## GIVEN ENTRIES
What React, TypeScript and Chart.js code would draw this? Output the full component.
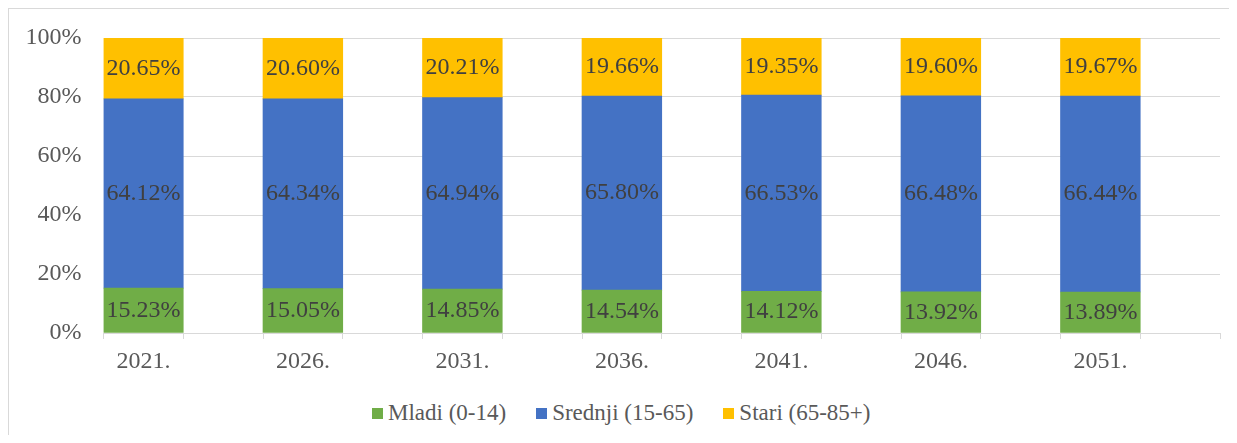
import React, { useEffect, useRef } from "react";
import { Chart, registerables } from "chart.js";

Chart.register(...registerables);

const years = ["2021.", "2026.", "2031.", "2036.", "2041.", "2046.", "2051."];
const mladi = [15.23, 15.05, 14.85, 14.54, 14.12, 13.92, 13.89];
const srednji = [64.12, 64.34, 64.94, 65.8, 66.53, 66.48, 66.44];
const stari = [20.65, 20.6, 20.21, 19.66, 19.35, 19.6, 19.67];
const seriesNames = ["Mladi (0-14)", "Srednji (15-65)", "Stari (65-85+)"];
const seriesColors = ["#70AD47", "#4472C4", "#FFC000"];
const yTicks = [0, 20, 40, 60, 80, 100];

const FONT = "'Liberation Serif', 'Times New Roman', serif";

// Each year is followed by an empty category slot (as in the source chart)
const categories: string[] = [];
years.forEach((y) => {
  categories.push(y);
  categories.push("");
});
const spread = (vals: number[]) => {
  const out: (number | null)[] = [];
  vals.forEach((v) => {
    out.push(v);
    out.push(null);
  });
  return out;
};

const dataLabels = {
  id: "dataLabels",
  afterDatasetsDraw(chart: any) {
    const ctx = chart.ctx;
    ctx.save();
    ctx.font = `24px ${FONT}`;
    ctx.fillStyle = "#404040";
    ctx.textAlign = "center";
    ctx.textBaseline = "middle";
    chart.data.datasets.forEach((ds: any, di: number) => {
      const meta = chart.getDatasetMeta(di);
      meta.data.forEach((el: any, i: number) => {
        const v = ds.data[i];
        if (v === null || v === undefined) return;
        const y = (el.y + el.base) / 2;
        ctx.fillText(v.toFixed(2) + "%", el.x, y);
      });
    });
    ctx.restore();
  },
};

export default function App() {
  const ref = useRef<HTMLCanvasElement>(null);

  useEffect(() => {
    if (!ref.current) return;
    const chart = new Chart(ref.current, {
      type: "bar",
      data: {
        labels: categories,
        datasets: [mladi, srednji, stari].map((vals, i) => ({
          label: seriesNames[i],
          data: spread(vals),
          backgroundColor: seriesColors[i],
          borderWidth: 0,
          categoryPercentage: 1,
          barPercentage: 1,
        })),
      },
      options: {
        animation: false,
        responsive: false,
        maintainAspectRatio: false,
        layout: { padding: { left: 0, right: 9, top: 29, bottom: 0 } },
        plugins: {
          legend: { display: false },
          tooltip: { enabled: false },
        },
        scales: {
          x: {
            stacked: true,
            grid: {
              display: true,
              drawOnChartArea: false,
              drawTicks: true,
              tickLength: 6,
              color: "#d9d9d9",
              offset: true,
            },
            border: { display: true, color: "#d9d9d9" },
            ticks: {
              autoSkip: false,
              maxRotation: 0,
              minRotation: 0,
              padding: 8,
              color: "#595959",
              font: { family: FONT, size: 24 },
            },
            afterFit: (s: any) => {
              s.height = 56;
            },
          },
          y: {
            stacked: true,
            min: 0,
            max: 100,
            afterBuildTicks: (s: any) => {
              s.ticks = yTicks.map((v) => ({ value: v }));
            },
            grid: {
              color: "#d9d9d9",
              drawTicks: true,
              tickLength: 22,
              tickColor: "rgba(0,0,0,0)",
            },
            border: { display: false },
            ticks: {
              padding: 0,
              color: "#595959",
              font: { family: FONT, size: 24 },
              callback: (v: any) => v + "%",
            },
            afterFit: (s: any) => {
              s.width = 94.5;
            },
          },
        },
      },
      plugins: [dataLabels],
    });
    return () => chart.destroy();
  }, []);

  return (
    <div
      style={{
        position: "relative",
        width: 1220,
        height: 426,
        borderLeft: "1px solid #d9d9d9",
        borderTop: "1px solid #d9d9d9",
        background: "#fff",
      }}
    >
      <canvas ref={ref} width={1220} height={380} style={{ display: "block" }} />
      <div
        style={{
          position: "absolute",
          left: 363,
          top: 391,
          display: "flex",
          alignItems: "center",
          fontFamily: FONT,
          fontSize: 23,
          lineHeight: "26px",
          color: "#595959",
          whiteSpace: "nowrap",
        }}
      >
        {seriesNames.map((n, i) => (
          <div key={n} style={{ display: "flex", alignItems: "center", marginRight: 30 }}>
            <span
              style={{
                display: "inline-block",
                width: 11,
                height: 11,
                background: seriesColors[i],
                marginRight: 5,
              }}
            />
            <span>{n}</span>
          </div>
        ))}
      </div>
    </div>
  );
}
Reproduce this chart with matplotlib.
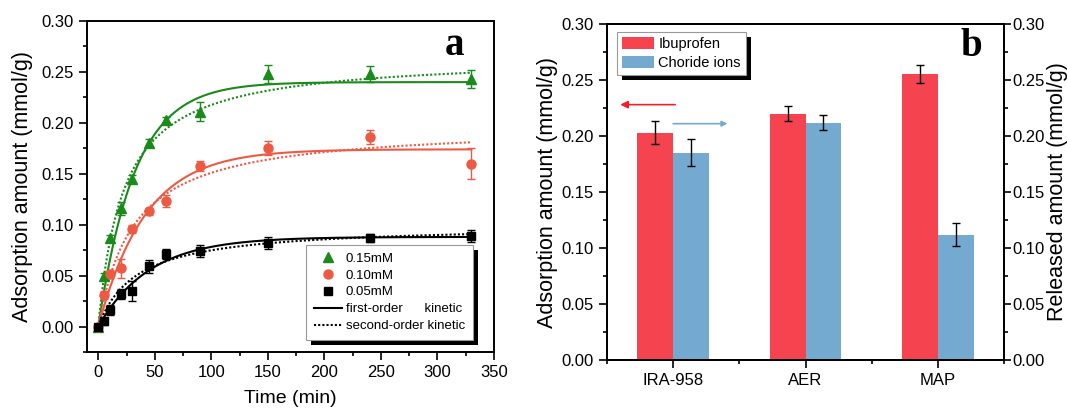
import numpy as np
import matplotlib.pyplot as plt
from matplotlib.lines import Line2D
from matplotlib.patches import Rectangle
from matplotlib.ticker import MultipleLocator

plt.rcParams['font.family'] = ['Liberation Sans', 'DejaVu Sans']
plt.rcParams['axes.linewidth'] = 1.4

# kinetics data (panel a)
time = [0, 5, 10, 20, 30, 45, 60, 90, 150, 240, 330]
q_015 = [0.000, 0.050, 0.087, 0.116, 0.145, 0.180, 0.203, 0.211, 0.248, 0.248, 0.243]
err_015 = [0.002, 0.003, 0.003, 0.006, 0.004, 0.004, 0.003, 0.009, 0.009, 0.008, 0.009]
q_010 = [0.000, 0.031, 0.052, 0.057, 0.096, 0.113, 0.123, 0.158, 0.175, 0.186, 0.160]
err_010 = [0.002, 0.004, 0.004, 0.009, 0.004, 0.003, 0.006, 0.005, 0.007, 0.007, 0.015]
q_005 = [0.000, 0.005, 0.016, 0.032, 0.035, 0.059, 0.071, 0.074, 0.082, 0.087, 0.089]
err_005 = [0.002, 0.003, 0.005, 0.005, 0.010, 0.006, 0.005, 0.006, 0.006, 0.004, 0.006]

# fitted kinetic parameters (qe, k)
pfo_015, pso_015 = (0.240, 0.031), (0.266, 0.169)
pfo_010, pso_010 = (0.174, 0.024), (0.198, 0.162)
pfo_005, pso_005 = (0.088, 0.022), (0.100, 0.298)

# resin comparison (panel b)
resins = ['IRA-958', 'AER', 'MAP']
ibuprofen = [0.203, 0.220, 0.255]
ibuprofen_err = [0.010, 0.007, 0.008]
chloride = [0.185, 0.212, 0.112]
chloride_err = [0.012, 0.007, 0.010]

GREEN = '#1a8a1a'
RED = '#ec5a44'
BAR_RED = '#f5444f'
BAR_BLUE = '#74a9d0'


def first_order(t, qe, k):
    return qe * (1 - np.exp(-k * t))


def second_order(t, qe, k):
    return qe * qe * k * t / (1 + qe * k * t)


def add_shadow(fig, ax, leg, dx=5, dy=5):
    fig.canvas.draw()
    bb = leg.get_frame().get_window_extent()
    shadow = Rectangle((bb.x0 + dx, bb.y0 - dy), bb.width, bb.height,
                       transform=None, facecolor='black', edgecolor='none',
                       zorder=leg.get_zorder() - 0.1, clip_on=False)
    ax.add_artist(shadow)


def style_ticks(ax, **kw):
    ax.tick_params(which='both', direction='out', width=1.2, labelsize=12, **kw)
    ax.tick_params(which='major', length=6)
    ax.tick_params(which='minor', length=3)


fig = plt.figure(figsize=(10.67, 4.12), dpi=100)
W, H = 1067, 412
ax1 = fig.add_axes([87 / W, 60 / H, 407 / W, 331 / H])
ax2 = fig.add_axes([607 / W, 52 / H, 397 / W, 336 / H])

# ---- panel a ----
tt = np.linspace(0, 330, 400)
series = [
    (q_015, err_015, pfo_015, pso_015, GREEN, '^', 7.5, '0.15mM'),
    (q_010, err_010, pfo_010, pso_010, RED, 'o', 6.5, '0.10mM'),
    (q_005, err_005, pfo_005, pso_005, 'black', 's', 5.5, '0.05mM'),
]
handles = []
for q, err, pfo, pso, c, m, ms, lab in series:
    ax1.plot(tt, first_order(tt, *pfo), color=c, lw=1.5, zorder=2)
    ax1.plot(tt, second_order(tt, *pso), color=c, lw=1.5, ls=(0, (1, 1)), zorder=2)
    ax1.errorbar(time, q, yerr=err, fmt=m, color=c, ms=ms, elinewidth=1,
                 capsize=3, capthick=1, zorder=3)
    handles.append(Line2D([], [], ls='none', marker=m, color=c, ms=ms, label=lab))
handles.append(Line2D([], [], color='black', lw=1.5, label='first-order      kinetic'))
handles.append(Line2D([], [], color='black', lw=1.5, ls=(0, (1, 1)), label='second-order kinetic'))

ax1.set_xlim(-10, 350)
ax1.set_ylim(-0.025, 0.30)
ax1.xaxis.set_major_locator(MultipleLocator(50))
ax1.xaxis.set_minor_locator(MultipleLocator(25))
ax1.yaxis.set_major_locator(MultipleLocator(0.05))
ax1.yaxis.set_minor_locator(MultipleLocator(0.025))
ax1.yaxis.set_major_formatter(plt.FormatStrFormatter('%.2f'))
style_ticks(ax1, top=False, right=False)
ax1.set_xlabel('Time (min)', fontsize=14)
ax1.set_ylabel('Adsorption amount (mmol/g)', fontsize=15.5)
ax1.xaxis.set_label_coords(0.5, -0.115)
ax1.yaxis.set_label_coords(-0.133, 0.5)
ax1.text(0.902, 0.927, 'a', transform=ax1.transAxes, ha='center', va='center',
         fontsize=28, fontweight='bold', family='Liberation Serif')

leg1 = ax1.legend(handles=handles, loc='lower right', bbox_to_anchor=(0.948, 0.036),
                  borderaxespad=0, fontsize=9.5, frameon=True, fancybox=False,
                  handlelength=2.1, labelspacing=0.35, handletextpad=0.3,
                  borderpad=0.6)
leg1.get_frame().set_edgecolor('0.6')
leg1.get_frame().set_linewidth(0.8)
leg1.get_frame().set_alpha(1)

# ---- panel b ----
x = np.arange(len(resins))
w = 0.27
ax2.bar(x - w / 2, ibuprofen, w, color=BAR_RED, label='Ibuprofen', zorder=2)
ax2.bar(x + w / 2, chloride, w, color=BAR_BLUE, label='Choride ions', zorder=2)
ax2.errorbar(x - w / 2, ibuprofen, yerr=ibuprofen_err, fmt='none', ecolor='black',
             elinewidth=1, capsize=3, capthick=1, zorder=3)
ax2.errorbar(x + w / 2, chloride, yerr=chloride_err, fmt='none', ecolor='black',
             elinewidth=1, capsize=3, capthick=1, zorder=3)

ax2.set_xlim(-0.5, 2.5)
ax2.set_ylim(0, 0.30)
ax2.set_xticks(x)
ax2.set_xticklabels(resins)
ax2.xaxis.set_minor_locator(MultipleLocator(0.5))
ax2.yaxis.set_major_locator(MultipleLocator(0.05))
ax2.yaxis.set_minor_locator(MultipleLocator(0.025))
ax2.yaxis.set_major_formatter(plt.FormatStrFormatter('%.2f'))
style_ticks(ax2, top=False, right=False)
ax2.set_ylabel('Adsorption amount (mmol/g)', fontsize=15.5)
ax2.yaxis.set_label_coords(-0.123, 0.5)

ax2r = ax2.twinx()
ax2r.set_ylim(0, 0.30)
ax2r.yaxis.set_major_locator(MultipleLocator(0.05))
ax2r.yaxis.set_minor_locator(MultipleLocator(0.025))
ax2r.yaxis.set_major_formatter(plt.FormatStrFormatter('%.2f'))
style_ticks(ax2r)
ax2r.tick_params(axis='y', which='major', length=5, pad=1)
ax2r.set_ylabel('Released amount (mmol/g)', fontsize=15.5)
ax2r.yaxis.set_label_coords(1.108, 0.5)

# arrows pointing to the matching axis
ax2.annotate('', xy=(-0.40, 0.228), xytext=(0.015, 0.228),
             arrowprops=dict(arrowstyle='-|>', color='#f0202a', lw=1.2,
                             mutation_scale=11, shrinkA=0, shrinkB=0))
ax2.annotate('', xy=(0.41, 0.211), xytext=(0.0, 0.211),
             arrowprops=dict(arrowstyle='-|>', color=BAR_BLUE, lw=1.2,
                             mutation_scale=8, shrinkA=0, shrinkB=0))
ax2.text(0.917, 0.932, 'b', transform=ax2.transAxes, ha='center', va='center',
         fontsize=28, fontweight='bold', family='Liberation Serif')

leg2 = ax2.legend(loc='upper left', bbox_to_anchor=(0.025, 0.976), borderaxespad=0,
                  fontsize=10.5, frameon=True, fancybox=False, handlelength=2.2,
                  handleheight=0.9, labelspacing=0.3, handletextpad=0.3,
                  borderpad=0.35)
leg2.get_frame().set_edgecolor('0.6')
leg2.get_frame().set_linewidth(0.8)
leg2.get_frame().set_alpha(1)

add_shadow(fig, ax1, leg1)
add_shadow(fig, ax2, leg2)

fig.savefig('out.png', dpi=100)
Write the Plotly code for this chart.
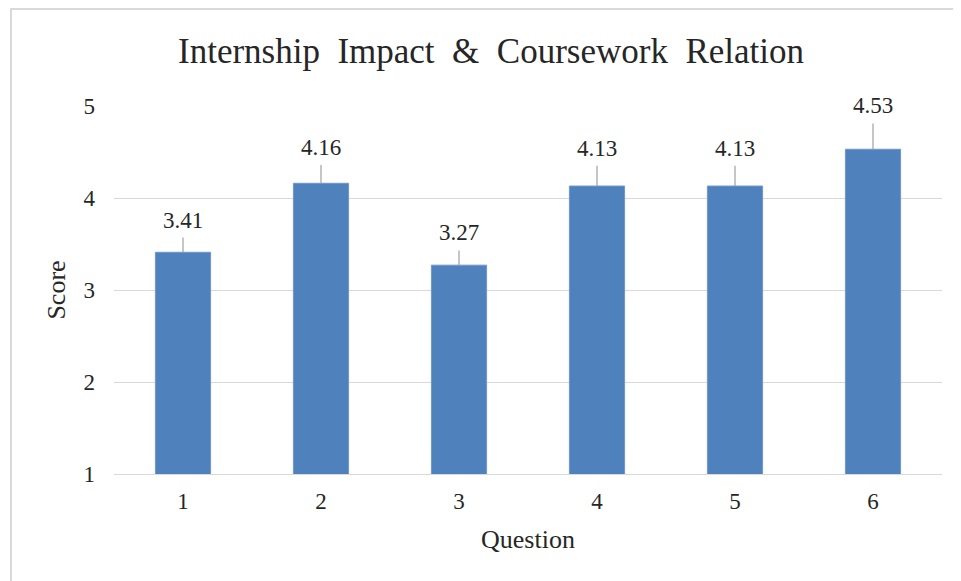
import plotly.graph_objects as go

questions = ["1", "2", "3", "4", "5", "6"]
scores = [3.41, 4.16, 3.27, 4.13, 4.13, 4.53]
errors = [0.16, 0.20, 0.16, 0.22, 0.22, 0.28]
y_ticks = [1, 2, 3, 4, 5]

FONT = "Liberation Serif"
TXT = "#262626"

# page body adds an 8px offset, so the figure is drawn 8px smaller
OFF = 8
W, H = 961 - OFF, 581 - OFF
ML, MR, MT, MB = 106, 19, 98, 107
pw, ph = W - ML - MR, H - MT - MB


def px_x(p):
    return (p - OFF - ML) / pw


def px_y(p):
    return (H - MB - (p - OFF)) / ph


fig = go.Figure()
fig.add_trace(go.Bar(
    x=questions, y=scores, width=0.4,
    marker=dict(color="#4F81BD", line=dict(color="#7396c8", width=1)),
    error_y=dict(type="data", symmetric=False, array=errors,
                 arrayminus=[0] * len(errors), color="#a0a0a0",
                 thickness=1.2, width=0),
    hoverinfo="x+y",
))

annotations = []
for i, (s, e) in enumerate(zip(scores, errors)):
    annotations.append(dict(x=i, y=s + e, xref="x", yref="y", text=f"{s:.2f}",
                            showarrow=False, yanchor="bottom", yshift=3,
                            font=dict(family=FONT, size=23, color=TXT)))

annotations.append(dict(x=px_x(491), y=px_y(52), xref="paper", yref="paper",
                        text="Internship  Impact  &  Coursework  Relation",
                        showarrow=False, xanchor="center", yanchor="middle",
                        font=dict(family=FONT, size=35, color=TXT)))

fig.update_layout(
    width=W, height=H,
    margin=dict(l=ML, r=MR, t=MT, b=MB),
    paper_bgcolor="white", plot_bgcolor="white",
    showlegend=False,
    annotations=annotations,
    shapes=[dict(type="rect", xref="paper", yref="paper",
                 x0=px_x(11), x1=px_x(975), y0=px_y(595), y1=px_y(9),
                 line=dict(color="#d9d9d9", width=2), layer="below")],
    xaxis=dict(
        type="category", showgrid=False, showline=True, linecolor="#d9d9d9",
        linewidth=1, ticks="", ticklabelstandoff=6,
        tickfont=dict(family=FONT, size=23, color=TXT),
        title=dict(text="Question", font=dict(family=FONT, size=26, color=TXT),
                   standoff=17),
    ),
    yaxis=dict(
        range=[1, 5], tickvals=y_ticks, showgrid=True, gridcolor="#d9d9d9",
        gridwidth=1, zeroline=False, ticks="", ticklabelstandoff=18,
        tickfont=dict(family=FONT, size=23, color=TXT),
        title=dict(text="Score", font=dict(family=FONT, size=26, color=TXT),
                   standoff=10),
    ),
)

fig.write_html("out.html")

## EXERCISE TASK
In the material above, find the lines that contain "matplotlib" and show them.

## RESPONSE
Reproduce this chart with matplotlib.
import matplotlib.pyplot as plt
from matplotlib.lines import Line2D
from matplotlib.patches import Rectangle
from matplotlib.ticker import MultipleLocator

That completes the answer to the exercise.